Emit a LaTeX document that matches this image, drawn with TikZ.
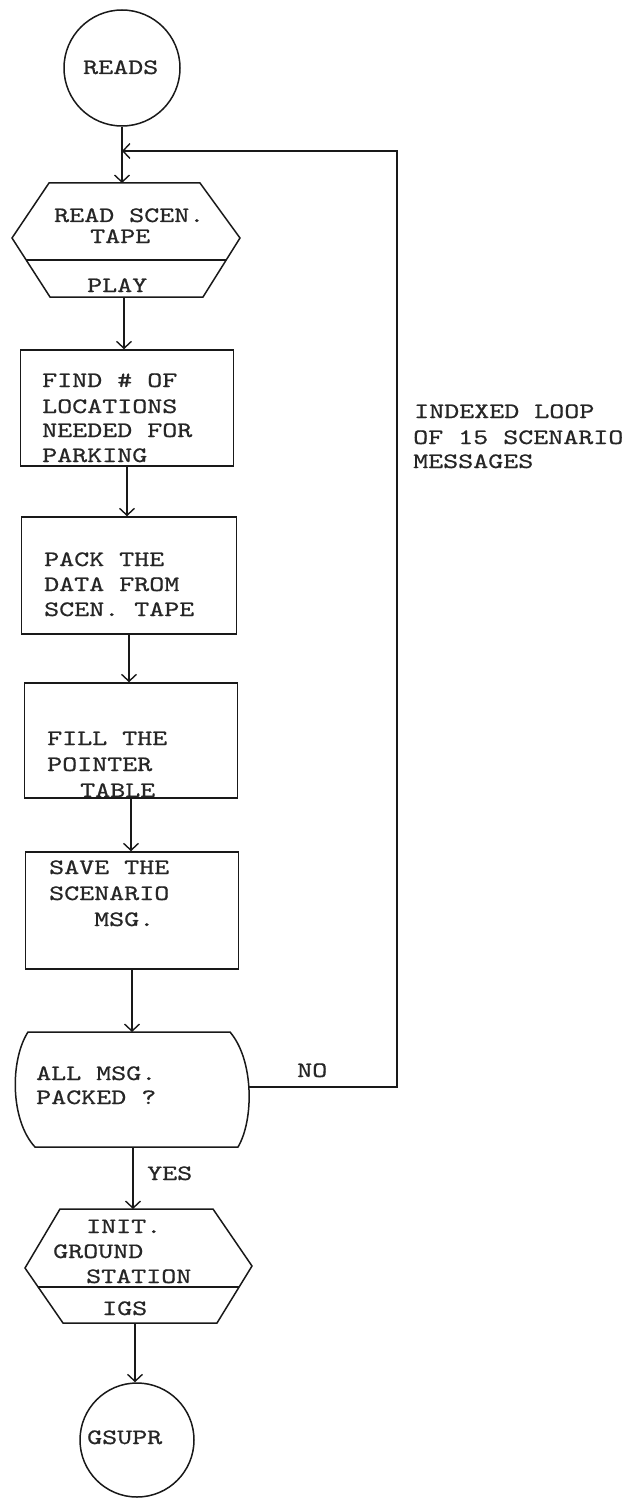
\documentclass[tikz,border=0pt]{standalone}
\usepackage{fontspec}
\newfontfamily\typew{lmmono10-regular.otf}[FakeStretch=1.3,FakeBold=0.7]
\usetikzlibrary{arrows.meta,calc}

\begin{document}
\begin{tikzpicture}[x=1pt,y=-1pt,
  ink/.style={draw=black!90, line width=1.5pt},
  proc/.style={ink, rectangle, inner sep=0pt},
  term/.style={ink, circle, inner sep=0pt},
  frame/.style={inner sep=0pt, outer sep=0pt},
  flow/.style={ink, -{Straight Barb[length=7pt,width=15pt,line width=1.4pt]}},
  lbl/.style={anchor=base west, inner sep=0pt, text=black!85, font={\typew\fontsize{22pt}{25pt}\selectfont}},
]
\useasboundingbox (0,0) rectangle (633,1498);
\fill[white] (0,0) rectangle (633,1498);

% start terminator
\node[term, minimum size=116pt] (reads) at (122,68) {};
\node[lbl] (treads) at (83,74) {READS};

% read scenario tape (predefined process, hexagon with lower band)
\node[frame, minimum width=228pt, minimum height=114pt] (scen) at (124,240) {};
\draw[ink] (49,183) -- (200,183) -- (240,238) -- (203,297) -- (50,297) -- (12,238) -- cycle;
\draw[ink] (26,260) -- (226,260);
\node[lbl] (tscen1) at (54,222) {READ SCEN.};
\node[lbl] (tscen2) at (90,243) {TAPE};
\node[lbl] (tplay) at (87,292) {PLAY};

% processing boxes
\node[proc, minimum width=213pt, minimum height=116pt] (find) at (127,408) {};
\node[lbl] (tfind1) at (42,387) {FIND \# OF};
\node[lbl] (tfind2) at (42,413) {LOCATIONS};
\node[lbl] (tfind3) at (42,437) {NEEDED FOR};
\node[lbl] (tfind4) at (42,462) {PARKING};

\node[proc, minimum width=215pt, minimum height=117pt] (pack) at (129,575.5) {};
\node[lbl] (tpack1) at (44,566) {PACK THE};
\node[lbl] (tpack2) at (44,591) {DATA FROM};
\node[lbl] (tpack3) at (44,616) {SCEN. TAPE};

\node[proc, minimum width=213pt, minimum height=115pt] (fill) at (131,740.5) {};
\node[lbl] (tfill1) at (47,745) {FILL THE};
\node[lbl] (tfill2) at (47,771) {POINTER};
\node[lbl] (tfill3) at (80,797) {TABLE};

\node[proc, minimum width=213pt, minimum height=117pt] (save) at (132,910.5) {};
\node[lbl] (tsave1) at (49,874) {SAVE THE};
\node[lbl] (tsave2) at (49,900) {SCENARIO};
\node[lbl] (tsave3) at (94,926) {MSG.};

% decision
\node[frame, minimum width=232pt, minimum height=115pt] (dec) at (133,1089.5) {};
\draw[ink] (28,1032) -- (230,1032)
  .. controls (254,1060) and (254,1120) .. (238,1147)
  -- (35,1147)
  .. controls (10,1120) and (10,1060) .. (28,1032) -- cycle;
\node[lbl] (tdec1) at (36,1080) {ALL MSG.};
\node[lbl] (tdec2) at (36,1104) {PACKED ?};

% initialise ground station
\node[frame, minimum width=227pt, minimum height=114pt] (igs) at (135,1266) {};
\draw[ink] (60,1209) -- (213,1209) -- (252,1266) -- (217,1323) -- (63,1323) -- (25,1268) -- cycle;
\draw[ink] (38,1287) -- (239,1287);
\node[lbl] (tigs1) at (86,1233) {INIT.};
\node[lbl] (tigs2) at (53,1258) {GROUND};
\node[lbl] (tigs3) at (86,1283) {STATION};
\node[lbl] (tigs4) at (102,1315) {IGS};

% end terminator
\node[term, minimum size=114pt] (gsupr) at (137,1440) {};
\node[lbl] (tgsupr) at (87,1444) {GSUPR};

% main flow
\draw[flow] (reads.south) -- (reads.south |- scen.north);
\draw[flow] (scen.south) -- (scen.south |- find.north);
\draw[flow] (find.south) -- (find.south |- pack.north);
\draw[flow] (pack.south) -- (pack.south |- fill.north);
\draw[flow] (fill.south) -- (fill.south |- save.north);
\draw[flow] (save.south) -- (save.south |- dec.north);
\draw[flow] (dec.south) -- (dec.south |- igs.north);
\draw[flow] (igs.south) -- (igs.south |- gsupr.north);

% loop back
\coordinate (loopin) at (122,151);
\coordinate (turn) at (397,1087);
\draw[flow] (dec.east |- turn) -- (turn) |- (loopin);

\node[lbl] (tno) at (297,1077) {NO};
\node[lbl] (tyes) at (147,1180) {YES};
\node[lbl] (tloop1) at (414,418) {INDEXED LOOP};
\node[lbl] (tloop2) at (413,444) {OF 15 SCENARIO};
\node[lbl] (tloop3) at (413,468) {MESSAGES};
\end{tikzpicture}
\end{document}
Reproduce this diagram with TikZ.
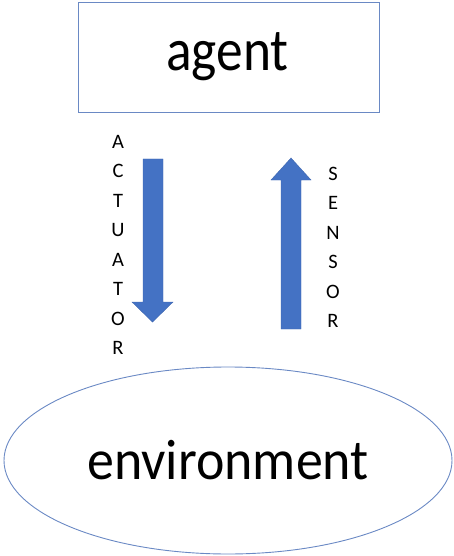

┄┄┄┄┄┄┄┄┄┄

→ **TASK PROMPT**: Go back to the records above and write them out exactly, without the pictures.

→ **CORRECT RESPONSE**:
Emit a LaTeX document that matches this image, drawn with TikZ.
\documentclass[tikz,border=0pt]{standalone}
\usepackage{fontspec}
\newfontfamily\typew{lmmono10-regular.otf}[FakeStretch=1.3,FakeBold=0.7]
\usetikzlibrary{arrows.meta,calc}

\begin{document}
\begin{tikzpicture}[x=1pt,y=-1pt,
  ink/.style={draw=black!90, line width=1.5pt},
  proc/.style={ink, rectangle, inner sep=0pt},
  term/.style={ink, circle, inner sep=0pt},
  frame/.style={inner sep=0pt, outer sep=0pt},
  flow/.style={ink, -{Straight Barb[length=7pt,width=15pt,line width=1.4pt]}},
  lbl/.style={anchor=base west, inner sep=0pt, text=black!85, font={\typew\fontsize{22pt}{25pt}\selectfont}},
]
\useasboundingbox (0,0) rectangle (633,1498);
\fill[white] (0,0) rectangle (633,1498);

% start terminator
\node[term, minimum size=116pt] (reads) at (122,68) {};
\node[lbl] (treads) at (83,74) {READS};

% read scenario tape (predefined process, hexagon with lower band)
\node[frame, minimum width=228pt, minimum height=114pt] (scen) at (124,240) {};
\draw[ink] (49,183) -- (200,183) -- (240,238) -- (203,297) -- (50,297) -- (12,238) -- cycle;
\draw[ink] (26,260) -- (226,260);
\node[lbl] (tscen1) at (54,222) {READ SCEN.};
\node[lbl] (tscen2) at (90,243) {TAPE};
\node[lbl] (tplay) at (87,292) {PLAY};

% processing boxes
\node[proc, minimum width=213pt, minimum height=116pt] (find) at (127,408) {};
\node[lbl] (tfind1) at (42,387) {FIND \# OF};
\node[lbl] (tfind2) at (42,413) {LOCATIONS};
\node[lbl] (tfind3) at (42,437) {NEEDED FOR};
\node[lbl] (tfind4) at (42,462) {PARKING};

\node[proc, minimum width=215pt, minimum height=117pt] (pack) at (129,575.5) {};
\node[lbl] (tpack1) at (44,566) {PACK THE};
\node[lbl] (tpack2) at (44,591) {DATA FROM};
\node[lbl] (tpack3) at (44,616) {SCEN. TAPE};

\node[proc, minimum width=213pt, minimum height=115pt] (fill) at (131,740.5) {};
\node[lbl] (tfill1) at (47,745) {FILL THE};
\node[lbl] (tfill2) at (47,771) {POINTER};
\node[lbl] (tfill3) at (80,797) {TABLE};

\node[proc, minimum width=213pt, minimum height=117pt] (save) at (132,910.5) {};
\node[lbl] (tsave1) at (49,874) {SAVE THE};
\node[lbl] (tsave2) at (49,900) {SCENARIO};
\node[lbl] (tsave3) at (94,926) {MSG.};

% decision
\node[frame, minimum width=232pt, minimum height=115pt] (dec) at (133,1089.5) {};
\draw[ink] (28,1032) -- (230,1032)
  .. controls (254,1060) and (254,1120) .. (238,1147)
  -- (35,1147)
  .. controls (10,1120) and (10,1060) .. (28,1032) -- cycle;
\node[lbl] (tdec1) at (36,1080) {ALL MSG.};
\node[lbl] (tdec2) at (36,1104) {PACKED ?};

% initialise ground station
\node[frame, minimum width=227pt, minimum height=114pt] (igs) at (135,1266) {};
\draw[ink] (60,1209) -- (213,1209) -- (252,1266) -- (217,1323) -- (63,1323) -- (25,1268) -- cycle;
\draw[ink] (38,1287) -- (239,1287);
\node[lbl] (tigs1) at (86,1233) {INIT.};
\node[lbl] (tigs2) at (53,1258) {GROUND};
\node[lbl] (tigs3) at (86,1283) {STATION};
\node[lbl] (tigs4) at (102,1315) {IGS};

% end terminator
\node[term, minimum size=114pt] (gsupr) at (137,1440) {};
\node[lbl] (tgsupr) at (87,1444) {GSUPR};

% main flow
\draw[flow] (reads.south) -- (reads.south |- scen.north);
\draw[flow] (scen.south) -- (scen.south |- find.north);
\draw[flow] (find.south) -- (find.south |- pack.north);
\draw[flow] (pack.south) -- (pack.south |- fill.north);
\draw[flow] (fill.south) -- (fill.south |- save.north);
\draw[flow] (save.south) -- (save.south |- dec.north);
\draw[flow] (dec.south) -- (dec.south |- igs.north);
\draw[flow] (igs.south) -- (igs.south |- gsupr.north);

% loop back
\coordinate (loopin) at (122,151);
\coordinate (turn) at (397,1087);
\draw[flow] (dec.east |- turn) -- (turn) |- (loopin);

\node[lbl] (tno) at (297,1077) {NO};
\node[lbl] (tyes) at (147,1180) {YES};
\node[lbl] (tloop1) at (414,418) {INDEXED LOOP};
\node[lbl] (tloop2) at (413,444) {OF 15 SCENARIO};
\node[lbl] (tloop3) at (413,468) {MESSAGES};
\end{tikzpicture}
\end{document}
Reproduce this diagram with TikZ.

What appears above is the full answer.